» **SET PROBLEM**:
Reproduce the listing below exactly, beginning with its first line and ending with the line that holds "14.8, 20.4, 26.9, 33.8, 41.4, 52.6, 63.5, 76.2]"; pictures are not part of the copy.

==== GIVEN DATA ====

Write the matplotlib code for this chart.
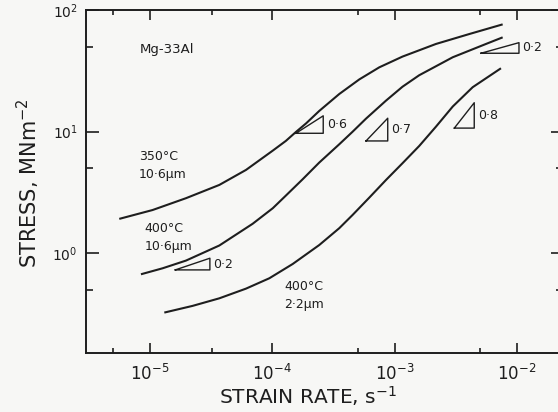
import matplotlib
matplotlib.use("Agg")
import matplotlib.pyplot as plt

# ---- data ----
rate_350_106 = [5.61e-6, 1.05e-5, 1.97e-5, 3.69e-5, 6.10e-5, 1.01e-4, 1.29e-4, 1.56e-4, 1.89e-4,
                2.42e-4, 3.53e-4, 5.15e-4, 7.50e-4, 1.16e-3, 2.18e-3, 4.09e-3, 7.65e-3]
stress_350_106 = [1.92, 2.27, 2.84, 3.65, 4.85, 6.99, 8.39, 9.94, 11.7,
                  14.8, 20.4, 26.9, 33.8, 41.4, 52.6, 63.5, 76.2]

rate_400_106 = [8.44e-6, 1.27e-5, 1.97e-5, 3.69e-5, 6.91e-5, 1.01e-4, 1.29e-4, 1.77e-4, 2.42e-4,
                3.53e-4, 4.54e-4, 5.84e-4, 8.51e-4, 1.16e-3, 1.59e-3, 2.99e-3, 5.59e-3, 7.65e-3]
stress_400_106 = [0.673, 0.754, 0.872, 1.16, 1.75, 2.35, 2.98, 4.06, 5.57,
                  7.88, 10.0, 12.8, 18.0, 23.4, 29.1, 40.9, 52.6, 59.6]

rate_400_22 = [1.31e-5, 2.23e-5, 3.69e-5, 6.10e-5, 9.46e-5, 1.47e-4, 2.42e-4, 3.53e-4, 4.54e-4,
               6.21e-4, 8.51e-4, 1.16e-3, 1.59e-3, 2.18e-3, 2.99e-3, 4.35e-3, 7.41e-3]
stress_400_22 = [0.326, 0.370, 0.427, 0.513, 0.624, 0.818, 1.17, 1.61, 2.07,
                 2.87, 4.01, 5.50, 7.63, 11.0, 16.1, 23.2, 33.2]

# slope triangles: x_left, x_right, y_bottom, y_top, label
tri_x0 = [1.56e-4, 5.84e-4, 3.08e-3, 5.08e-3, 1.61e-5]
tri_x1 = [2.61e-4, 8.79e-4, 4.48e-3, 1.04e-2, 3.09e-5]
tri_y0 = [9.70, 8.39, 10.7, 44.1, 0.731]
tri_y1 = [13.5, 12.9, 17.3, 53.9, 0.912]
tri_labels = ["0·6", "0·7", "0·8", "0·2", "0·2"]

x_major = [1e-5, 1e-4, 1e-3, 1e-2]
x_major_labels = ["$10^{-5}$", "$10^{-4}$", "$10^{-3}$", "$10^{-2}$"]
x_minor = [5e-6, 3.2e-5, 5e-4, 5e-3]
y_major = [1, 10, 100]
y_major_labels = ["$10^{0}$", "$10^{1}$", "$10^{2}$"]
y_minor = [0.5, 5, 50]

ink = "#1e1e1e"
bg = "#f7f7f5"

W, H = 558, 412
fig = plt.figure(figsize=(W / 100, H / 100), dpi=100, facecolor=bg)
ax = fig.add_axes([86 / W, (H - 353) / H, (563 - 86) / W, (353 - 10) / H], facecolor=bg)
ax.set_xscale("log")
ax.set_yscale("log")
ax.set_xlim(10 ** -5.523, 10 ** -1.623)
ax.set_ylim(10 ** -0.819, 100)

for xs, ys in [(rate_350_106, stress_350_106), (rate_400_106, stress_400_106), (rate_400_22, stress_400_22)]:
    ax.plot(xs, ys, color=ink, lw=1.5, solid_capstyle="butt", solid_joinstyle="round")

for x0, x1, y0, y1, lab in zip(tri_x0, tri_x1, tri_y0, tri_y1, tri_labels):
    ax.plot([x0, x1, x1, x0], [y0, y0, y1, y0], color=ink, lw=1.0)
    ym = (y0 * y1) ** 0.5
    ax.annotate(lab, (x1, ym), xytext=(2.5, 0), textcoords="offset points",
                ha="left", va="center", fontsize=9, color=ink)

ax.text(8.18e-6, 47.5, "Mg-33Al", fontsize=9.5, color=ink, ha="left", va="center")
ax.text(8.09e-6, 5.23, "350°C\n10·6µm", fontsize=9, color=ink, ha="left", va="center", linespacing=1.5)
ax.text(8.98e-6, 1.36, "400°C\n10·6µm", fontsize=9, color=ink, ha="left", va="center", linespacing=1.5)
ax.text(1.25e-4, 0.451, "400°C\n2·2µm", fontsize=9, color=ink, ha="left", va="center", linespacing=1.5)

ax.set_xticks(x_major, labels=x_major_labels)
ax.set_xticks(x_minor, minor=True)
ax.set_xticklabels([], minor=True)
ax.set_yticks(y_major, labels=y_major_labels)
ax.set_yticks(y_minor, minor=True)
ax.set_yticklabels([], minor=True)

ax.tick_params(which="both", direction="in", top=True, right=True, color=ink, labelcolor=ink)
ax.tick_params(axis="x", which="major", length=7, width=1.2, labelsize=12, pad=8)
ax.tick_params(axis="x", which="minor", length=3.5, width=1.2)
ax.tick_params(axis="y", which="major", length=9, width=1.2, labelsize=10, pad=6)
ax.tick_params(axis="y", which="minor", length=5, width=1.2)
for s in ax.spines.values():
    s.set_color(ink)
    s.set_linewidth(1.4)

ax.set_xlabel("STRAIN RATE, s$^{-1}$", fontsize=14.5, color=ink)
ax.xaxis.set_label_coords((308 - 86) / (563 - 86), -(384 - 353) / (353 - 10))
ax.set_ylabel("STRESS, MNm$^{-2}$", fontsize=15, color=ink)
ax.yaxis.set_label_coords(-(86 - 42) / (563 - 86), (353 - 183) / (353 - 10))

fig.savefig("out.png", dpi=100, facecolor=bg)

====

» **OUTPUT OF THE TASK**:
Write the matplotlib code for this chart.
import matplotlib
matplotlib.use("Agg")
import matplotlib.pyplot as plt

# ---- data ----
rate_350_106 = [5.61e-6, 1.05e-5, 1.97e-5, 3.69e-5, 6.10e-5, 1.01e-4, 1.29e-4, 1.56e-4, 1.89e-4,
                2.42e-4, 3.53e-4, 5.15e-4, 7.50e-4, 1.16e-3, 2.18e-3, 4.09e-3, 7.65e-3]
stress_350_106 = [1.92, 2.27, 2.84, 3.65, 4.85, 6.99, 8.39, 9.94, 11.7,
                  14.8, 20.4, 26.9, 33.8, 41.4, 52.6, 63.5, 76.2]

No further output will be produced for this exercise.